The flattery of posterity is not worth much more than contemporary flattery, which is worth nothing.
—Jorge Luis Borges (1899–1986) Argentine Writer, Essayist, Poet
Flatter me, and I may not believe you. Criticize me, and I may not like you. Ignore me, and I may not forgive you. Encourage me, and I will not forget you. Love me and I may be forced to love you.
—William Arthur Ward (1921–94) American Author
None are more taken in by flattery than the proud, who wish to be the first and are not.
—Baruch Spinoza (1632–77) Dutch Philosopher
Imitation is the sincerest of flattery.
—Charles Caleb Colton (1780–1832) English Angelic Priest, Writer, Collector
I would rather hear the pleased laugh of a child over some feature of my exhibition than receive as I did the flattering compliments of the Prince of Wales.
—P. T. Barnum (1810–91) American Businessperson, Entertainer
Baloney is flattery laid on so thick it cannot be true, and blarney is flattery so thin we love it.

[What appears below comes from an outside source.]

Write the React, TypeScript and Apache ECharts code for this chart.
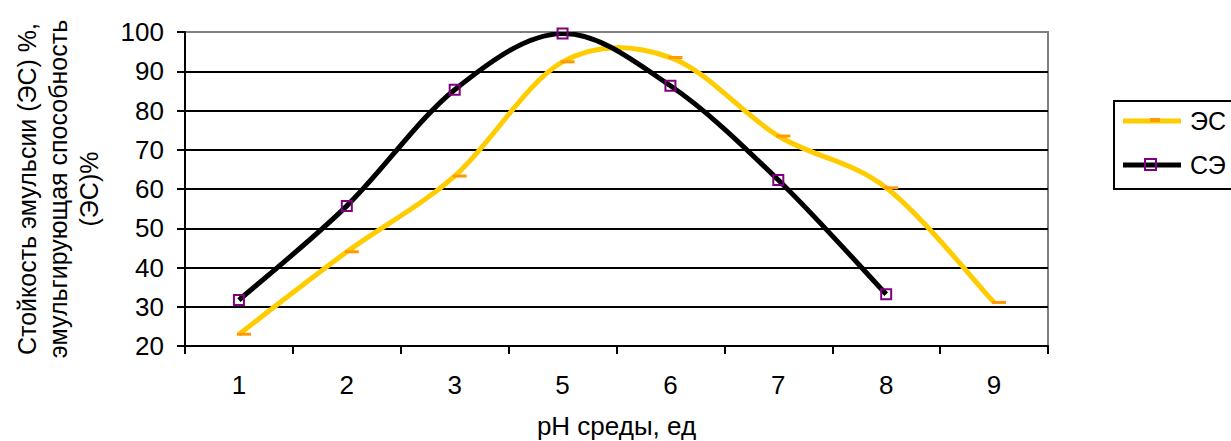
import React, { useEffect, useRef } from "react";
import * as echarts from "echarts";

const categories = ["1", "2", "3", "5", "6", "7", "8", "9"];
const esValues = [23, 44, 63.3, 92.4, 93.5, 73.5, 60.3, 31.1];
const seValues = [31.7, 55.7, 85.3, 99.6, 86.3, 62.3, 33.2, null];
const yTicks = { min: 20, max: 100, interval: 10 };
const seriesNames = ["ЭС", "СЭ"];
const yTitle = "Стойкость эмульсии (ЭС) %,\nэмульгирующая способность\n(ЭС)%";
const xTitle = "pH среды, ед";

const FONT = "'Liberation Sans', Arial, sans-serif";
const FS = 26;

function curveRenderer(values: (number | null)[], color: string, width: number) {
  return (params: any, api: any) => {
    const pts: number[][] = [];
    values.forEach((v, i) => {
      if (v !== null && v !== undefined) pts.push(api.coord([i, v]));
    });
    if (pts.length < 2) return null;
    let d = `M${pts[0][0]},${pts[0][1]}`;
    for (let i = 0; i < pts.length - 1; i++) {
      const p0 = pts[i - 1] || pts[i];
      const p1 = pts[i];
      const p2 = pts[i + 1];
      const p3 = pts[i + 2] || pts[i + 1];
      const c1x = p1[0] + (p2[0] - p0[0]) / 6;
      const c1y = p1[1] + (p2[1] - p0[1]) / 6;
      const c2x = p2[0] - (p3[0] - p1[0]) / 6;
      const c2y = p2[1] - (p3[1] - p1[1]) / 6;
      d += ` C${c1x},${c1y} ${c2x},${c2y} ${p2[0]},${p2[1]}`;
    }
    return {
      type: "path",
      shape: { pathData: d },
      style: { fill: "none", stroke: color, lineWidth: width, lineJoin: "round" },
      silent: true,
    };
  };
}

export default function App() {
  const ref = useRef<HTMLDivElement>(null);
  useEffect(() => {
    if (!ref.current) return;
    const chart = echarts.init(ref.current, null, { renderer: "svg" });
    const gridColors = ["#000", "#000", "#000", "#000", "#000", "#000", "#000", "#000", "#808080"];
    chart.setOption({
      animation: false,
      backgroundColor: "#fff",
      textStyle: { fontFamily: FONT },
      grid: {
        left: 185,
        right: 183,
        top: 32,
        bottom: 95,
        show: true,
        borderColor: "#808080",
        borderWidth: 2,
        backgroundColor: "transparent",
        containLabel: false,
        outerBoundsMode: "none",
      },
      legend: { show: false },
      xAxis: {
        type: "category",
        data: categories,
        boundaryGap: true,
        name: xTitle,
        nameLocation: "middle",
        nameGap: 67,
        nameTextStyle: { fontSize: FS, color: "#000", fontFamily: FONT },
        axisLine: { show: true, lineStyle: { color: "#000", width: 2 } },
        axisTick: { show: true, length: 8, lineStyle: { color: "#000", width: 2 } },
        axisLabel: { fontSize: FS, color: "#000", margin: 26, fontFamily: FONT },
        splitLine: { show: false },
      },
      yAxis: {
        type: "value",
        min: yTicks.min,
        max: yTicks.max,
        interval: yTicks.interval,
        axisLine: { show: true, lineStyle: { color: "#000", width: 2 } },
        axisTick: { show: true, length: 8, lineStyle: { color: "#000", width: 2 } },
        axisLabel: { fontSize: FS, color: "#000", margin: 21, fontFamily: FONT },
        splitLine: { show: true, lineStyle: { color: gridColors, width: 2 } },
      },
      graphic: [
        {
          type: "text",
          x: 58,
          y: 189,
          rotation: Math.PI / 2,
          style: {
            text: yTitle,
            align: "center",
            verticalAlign: "middle",
            fontSize: 25,
            fontFamily: FONT,
            lineHeight: 31,
            fill: "#000",
          },
        },
        {
          type: "group",
          children: [
            {
              type: "rect",
              shape: { x: 1114, y: 101, width: 140, height: 88 },
              style: { fill: "#fff", stroke: "#000", lineWidth: 2 },
            },
            {
              type: "line",
              shape: { x1: 1123, y1: 121, x2: 1181, y2: 121 },
              style: { stroke: "#FFCC00", lineWidth: 5 },
            },
            {
              type: "rect",
              shape: { x: 1150, y: 118, width: 10, height: 4 },
              style: { fill: "#FF9900" },
            },
            {
              type: "text",
              x: 1190,
              y: 121,
              style: {
                text: seriesNames[0],
                fontSize: 25,
                fontFamily: FONT,
                fill: "#000",
                verticalAlign: "middle",
                align: "left",
              },
            },
            {
              type: "line",
              shape: { x1: 1123, y1: 165, x2: 1181, y2: 165 },
              style: { stroke: "#000", lineWidth: 5 },
            },
            {
              type: "rect",
              shape: { x: 1145, y: 159, width: 11, height: 11 },
              style: { fill: "none", stroke: "#800080", lineWidth: 2 },
            },
            {
              type: "text",
              x: 1190,
              y: 165,
              style: {
                text: seriesNames[1],
                fontSize: 25,
                fontFamily: FONT,
                fill: "#000",
                verticalAlign: "middle",
                align: "left",
              },
            },
          ],
        },
      ],
      series: [
        {
          name: seriesNames[0] + " кривая",
          type: "custom",
          data: [[0, 20]],
          renderItem: curveRenderer(esValues, "#FFCC00", 5),
          clip: true,
          z: 2,
        },
        {
          name: seriesNames[1] + " кривая",
          type: "custom",
          data: [[0, 20]],
          renderItem: curveRenderer(seValues, "#000", 5),
          clip: true,
          z: 3,
        },
        {
          name: seriesNames[0],
          type: "line",
          data: esValues,
          symbol: "rect",
          symbolSize: [14, 3],
          symbolOffset: [5, 0],
          showAllSymbol: true,
          lineStyle: { width: 0, opacity: 0 },
          itemStyle: { color: "#FF9900", borderWidth: 0 },
          z: 4,
        },
        {
          name: seriesNames[1],
          type: "line",
          data: seValues,
          symbol: "rect",
          symbolSize: 10,
          showAllSymbol: true,
          lineStyle: { width: 0, opacity: 0 },
          itemStyle: { color: "rgba(0,0,0,0)", borderColor: "#800080", borderWidth: 2 },
          z: 5,
        },
      ],
    });
    return () => chart.dispose();
  }, []);
  return (
    <div
      ref={ref}
      style={{ position: "fixed", left: 0, top: 0, width: 1231, height: 441, background: "#fff" }}
    />
  );
}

—Fulton J. Sheen (1895–1979) American Catholic Religious Leader, Theologian
Know thyself, thine evil as well as thy good, and flattery shall not harm thee; her speech shall be a warning, a humbling, and a guide; for wherein thou lackest most, there chiefly will thy sycophant commend thee.
—Martin Farquhar Tupper (1810–89) English Poet, Writer
Flattery is from the teeth out. Sincere appreciation is from the heart out.
—Dale Carnegie (1888–1955) American Self-Help Author
Let flattery, the handmaid of the vices, be far removed.
—Cicero (106BCE–43BCE) Roman Philosopher, Orator, Politician, Lawyer
The reason that adulation is not displeasing is that, though untrue, it shows one to be of consequence enough, in one way or other, to induce people to lie.
—Lord Byron (George Gordon Byron) (1788–1824) English Romantic Poet
Everyone likes flattery; and when you come to Royalty you should lay it on with a trowel.
—Benjamin Franklin (1706–90) American Political Leader, Inventor, Diplomat
We sometimes think we hate flattery, when we only hate the manner in which we have been flattered.
—Francois de La Rochefoucauld
The aim of flattery is to soothe and encourage us by assuring us of the truth of an opinion we have already formed about ourselves.